A day after Tiger was caught deliberately choosing to ignore an Australian safety regulation, it is being put under siege by Qantas and Jetstar, which this morning detailed massive increases in capacity on domestic routes vital to the fortunes of the Singapore Airlines-controlled low-cost carrier.

Qantas said that from next January it would swiftly deploy an additional wide-bodied A330-300 and five more single-aisle 737-800s as part of a 9.6% increase in its seat numbers country-wide in this financial year.

Its  Jetstar subsidiary would increase its seat numbers within Australia by 30%, a rate of increase last seen in the country in the early part of 2001, immediately before Impulse Airlines buckled under the onslaught, and sold itself to Qantas where it became the low-cost division that morphed into Jetstar in 2004.

The Qantas plans include new links to Broome, a booming leisure destination conspicuously absent from Tiger’s network, while the Jetstar expansion emphasises new services to Cairns, where it has marginalised Tiger services and also cycles Asian holiday travellers into its domestic network through its wide-body flights  to Japan and New Zealand.

The sub-text to the Qantas/Jetstar announcements is payback for the deeply discounted fare war sparked by Tiger between April and mid-June, which is understood to have pushed Jetstar into the red for several weeks, ruined yields on Qantas flights and caused an early May profit downgrade warning from Virgin Blue, which will report its full year to June 30 results tomorrow morning.

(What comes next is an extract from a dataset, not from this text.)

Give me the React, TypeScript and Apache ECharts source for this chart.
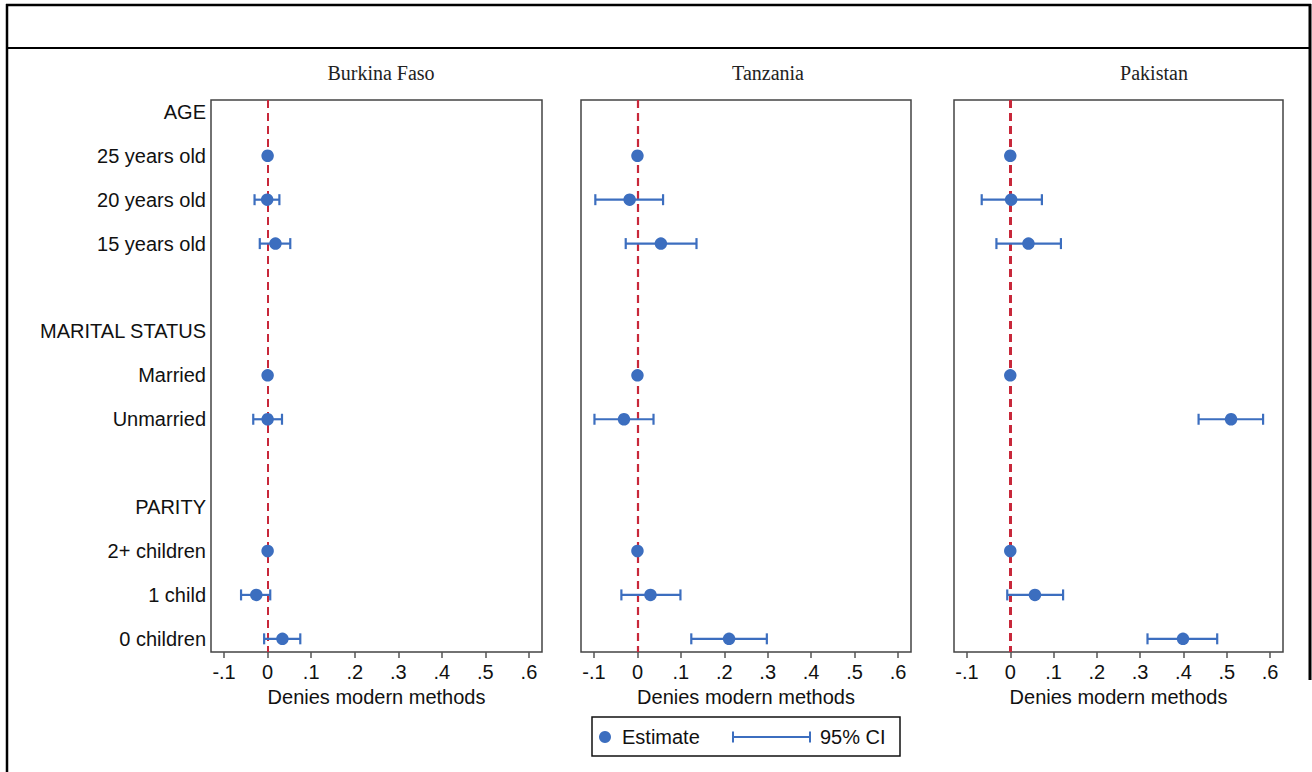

From all accounts, that fare war failed to prevent a sharp drop in passenger numbers, which worsened the consequences of the collapse in fares in the final quarter of FY 10.

While fares and demand have slowly risen since that particular two-and-half month bloodbath for all the domestic carriers Tiger last Saturday told staff it was cancelling the two additional  A320s due to enter its local fleet in November, in favour of redeploying them to flying gamblers from nearby cities in China and South-East Asia to Singapore’s new Marina Bay Sands casino complex.

Virgin Blue has also announced its participation in the Tiger hunt in that it has cancelled its loss-making domestic NZ flights from mid-October and will redirect some of  those jets to its Australian services.

Tiger is now surrounded by competitors adding large volumes of cheap seats to the domestic market while it experiences a fleet freeze, and tries to argue that it knew better than to obey an important Australian safety regulation requiring the compulsory reporting of  aileron malfunctions on one of its A320s.